- _What you are asked to do_
Reproduce the listing below exactly, beginning with its first line and ending with the line that holds "const sepTo = [107, 91, 105, 104, 104];"; pictures are not part of the copy.

- _Available data_
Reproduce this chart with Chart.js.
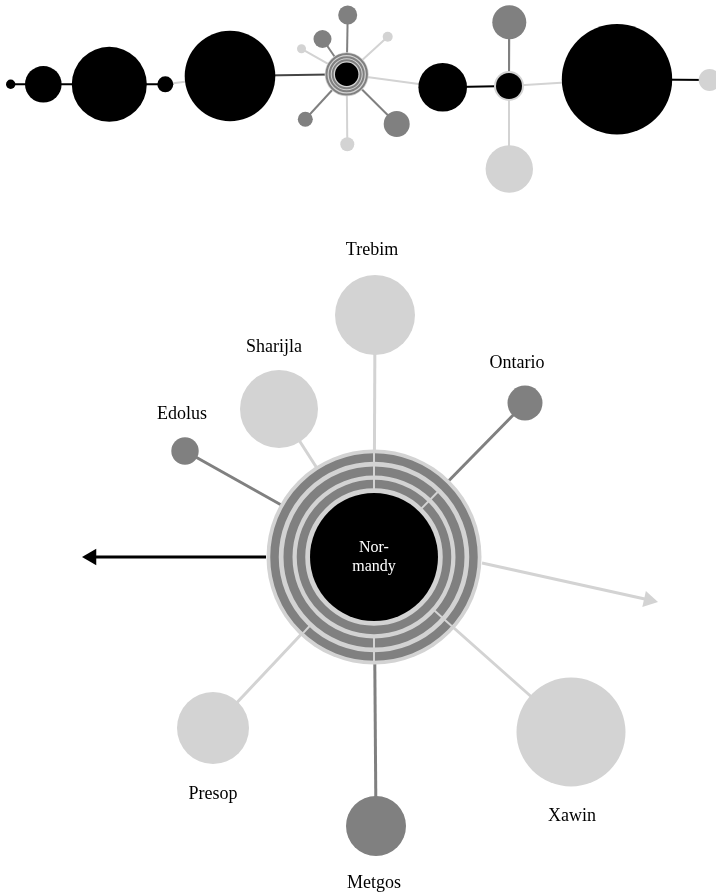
<!DOCTYPE html>
<html>
<head>
<meta charset="utf-8">
<script src="https://cdn.jsdelivr.net/npm/chart.js@4"></script>
<style>
html,body{margin:0;padding:0;background:#fff;}
canvas{display:block;}
</style>
</head>
<body>
<canvas id="c" width="716" height="893"></canvas>
<script>
// ---------- DATA ----------
// main figure: hub
const hubName = ['Nor-', 'mandy'];
const hubX = 374, hubY = 557;
const hubDiskR = 107.5, hubCoreR = 64;
const ringR = [99.5, 86, 73];
const ringW = [8.5, 9, 8.5];
// separators in the rings: angle (deg), inner radius, outer radius
const sepAngle = [90, 45.6, -41.6, -90, -133];
const sepFrom = [64, 68, 80, 80, 94];
const sepTo = [107, 91, 105, 104, 104];

// satellites of the main hub
const satNames = ['Trebim', 'Ontario', 'Xawin', 'Metgos', 'Presop', 'Edolus', 'Sharijla'];
const satX = [375, 525, 571, 376, 213, 185, 279];
const satY = [315, 403, 732, 826, 728, 451, 409];
const satR = [40, 17.5, 54.5, 30, 36, 13.7, 39];
const satTone = ['light', 'dark', 'light', 'dark', 'light', 'dark', 'light'];
const labelX = [372, 517, 572, 374, 213, 182, 274];
const labelY = [250, 363, 816, 883, 794, 414, 347];

// arrows
const arrowFromX = [266, 482], arrowFromY = [557, 563];
const arrowTipX = [82, 658], arrowTipY = [557, 602];
const arrowTone = ['black', 'light'];

// top strip: chain of nodes
const chainX = [10.7, 43.3, 109.3, 165.3, 230, 346.7, 442.7, 509, 617, 709.7];
const chainY = [84.3, 84.3, 84.3, 84.3, 76, 74.3, 87.3, 86, 79.3, 80];
const chainR = [4.7, 18.3, 37.5, 8, 45.3, 0, 24.3, 0, 55.2, 11];
const chainKind = ['black', 'black', 'black', 'black', 'black', 'hub', 'black', 'hub2', 'black', 'light'];
const chainLinkTone = ['black', 'black', 'black', 'light', 'mid', 'light', 'black', 'light', 'black'];
// small hub in the strip
const miniDiskR = 22, miniCoreR = 11.7;
const miniRingR = [20.2, 17, 14];
const miniSatX = [347.7, 322.5, 301.5, 387.7, 396.7, 305.3, 347.3];
const miniSatY = [15, 39, 48.8, 36.7, 124, 119.3, 144.3];
const miniSatR = [9.5, 9, 4.5, 5, 13, 7.5, 7];
const miniSatTone = ['dark', 'dark', 'light', 'light', 'dark', 'dark', 'light'];
// second hub in the strip
const hub2DiskR = 15, hub2CoreR = 13;
const hub2SatX = [509.3, 509.3];
const hub2SatY = [22.3, 169];
const hub2SatR = [17, 23.7];
const hub2SatTone = ['dark', 'light'];

// ---------- STYLE ----------
const COL = {light: '#d3d3d3', dark: '#808080', black: '#000000', mid: '#454545'};
const FONT = '"Liberation Serif", "Times New Roman", serif';

// ---------- BUILD DATASETS ----------
const ds = [];
function line(x1, y1, x2, y2, color, width, order) {
  ds.push({type: 'line', data: [{x: x1, y: y1}, {x: x2, y: y2}], borderColor: color,
    borderWidth: width, pointRadius: 0, fill: false, clip: false, order: order, tension: 0});
}
function bubble(points, fill, stroke, bw, order) {
  ds.push({type: 'bubble', data: points, backgroundColor: fill, borderColor: stroke,
    borderWidth: bw, clip: false, order: order, hoverRadius: 0, hoverBorderWidth: bw});
}

// main spokes (under the hub disk)
satX.forEach((x, i) => line(x, satY[i], hubX, hubY, COL[satTone[i]], 3, 60));
// arrows
arrowTipX.forEach((tx, i) => {
  const dx = tx - arrowFromX[i], dy = arrowTipY[i] - arrowFromY[i];
  const L = Math.hypot(dx, dy), ux = dx / L, uy = dy / L;
  line(arrowFromX[i], arrowFromY[i], tx - ux * 10, arrowTipY[i] - uy * 10, COL[arrowTone[i]], 3, 60);
  ds.push({type: 'line', showLine: false, data: [{x: tx - ux * 9.5, y: arrowTipY[i] - uy * 9.5}],
    pointStyle: 'triangle', pointRadius: 9.5, pointRotation: Math.atan2(ux, -uy) * 180 / Math.PI,
    pointBackgroundColor: COL[arrowTone[i]], pointBorderWidth: 0, pointBorderColor: COL[arrowTone[i]],
    clip: false, order: 5});
});
// hub disk, rings, core
bubble([{x: hubX, y: hubY, r: hubDiskR}], COL.light, COL.light, 0, 40);
ringR.forEach((r, i) => bubble([{x: hubX, y: hubY, r: r}], 'rgba(0,0,0,0)', COL.dark, ringW[i], 35));
bubble([{x: hubX, y: hubY, r: hubCoreR}], COL.black, COL.black, 0, 30);
// separators
sepAngle.forEach((a, i) => {
  const rad = a * Math.PI / 180, c = Math.cos(rad), s = Math.sin(rad);
  line(hubX + c * sepFrom[i], hubY - s * sepFrom[i], hubX + c * sepTo[i], hubY - s * sepTo[i], COL.light, 2, 25);
});
// satellites
satX.forEach((x, i) => bubble([{x: x, y: satY[i], r: satR[i]}], COL[satTone[i]], COL[satTone[i]], 0, 10));

// ---- top strip ----
for (let i = 0; i < chainX.length - 1; i++) {
  line(chainX[i], chainY[i], chainX[i + 1], chainY[i + 1], COL[chainLinkTone[i]], 2, 60);
}
chainX.forEach((x, i) => {
  const k = chainKind[i];
  if (k === 'hub') {
    miniSatX.forEach((sx, j) => line(sx, miniSatY[j], x, chainY[i], COL[miniSatTone[j]], 2, 60));
    bubble([{x: x, y: chainY[i], r: miniDiskR}], COL.light, COL.light, 0, 40);
    miniRingR.forEach(r => bubble([{x: x, y: chainY[i], r: r}], 'rgba(0,0,0,0)', COL.dark, 2, 35));
    bubble([{x: x, y: chainY[i], r: miniCoreR}], COL.black, COL.black, 0, 30);
    miniSatX.forEach((sx, j) => bubble([{x: sx, y: miniSatY[j], r: miniSatR[j]}], COL[miniSatTone[j]], COL[miniSatTone[j]], 0, 10));
  } else if (k === 'hub2') {
    hub2SatX.forEach((sx, j) => line(sx, hub2SatY[j], x, chainY[i], COL[hub2SatTone[j]], 2, 60));
    bubble([{x: x, y: chainY[i], r: hub2DiskR}], COL.light, COL.light, 0, 40);
    bubble([{x: x, y: chainY[i], r: hub2CoreR}], COL.black, COL.black, 0, 30);
    hub2SatX.forEach((sx, j) => bubble([{x: sx, y: hub2SatY[j], r: hub2SatR[j]}], COL[hub2SatTone[j]], COL[hub2SatTone[j]], 0, 10));
  } else {
    bubble([{x: x, y: chainY[i], r: chainR[i]}], COL[k], COL[k], 0, 10);
  }
});

// ---------- LABEL PLUGIN ----------
const labelPlugin = {
  id: 'labels',
  afterDraw(chart) {
    const {ctx, scales} = chart;
    const xs = scales.x, ys = scales.y;
    ctx.save();
    ctx.textAlign = 'center';
    ctx.textBaseline = 'middle';
    ctx.fillStyle = '#000';
    ctx.font = '18px ' + FONT;
    satNames.forEach((n, i) => ctx.fillText(n, xs.getPixelForValue(labelX[i]), ys.getPixelForValue(labelY[i])));
    ctx.fillStyle = '#fff';
    ctx.font = '16px ' + FONT;
    ctx.fillText(hubName[0], xs.getPixelForValue(hubX), ys.getPixelForValue(hubY - 9));
    ctx.fillText(hubName[1], xs.getPixelForValue(hubX), ys.getPixelForValue(hubY + 10));
    ctx.restore();
  }
};

new Chart(document.getElementById('c'), {
  type: 'bubble',
  data: {datasets: ds},
  options: {
    responsive: false,
    animation: false,
    events: [],
    devicePixelRatio: 1,
    layout: {padding: 0, autoPadding: false},
    plugins: {legend: {display: false}, tooltip: {enabled: false}, title: {display: false}},
    scales: {
      x: {type: 'linear', min: 0, max: 716, display: false},
      y: {type: 'linear', min: 0, max: 893, reverse: true, display: false}
    }
  },
  plugins: [labelPlugin]
});
</script>
</body>
</html>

- _Result_
Reproduce this chart with Chart.js.
<!DOCTYPE html>
<html>
<head>
<meta charset="utf-8">
<script src="https://cdn.jsdelivr.net/npm/chart.js@4"></script>
<style>
html,body{margin:0;padding:0;background:#fff;}
canvas{display:block;}
</style>
</head>
<body>
<canvas id="c" width="716" height="893"></canvas>
<script>
// ---------- DATA ----------
// main figure: hub
const hubName = ['Nor-', 'mandy'];
const hubX = 374, hubY = 557;
const hubDiskR = 107.5, hubCoreR = 64;
const ringR = [99.5, 86, 73];
const ringW = [8.5, 9, 8.5];
// separators in the rings: angle (deg), inner radius, outer radius
const sepAngle = [90, 45.6, -41.6, -90, -133];
const sepFrom = [64, 68, 80, 80, 94];
const sepTo = [107, 91, 105, 104, 104];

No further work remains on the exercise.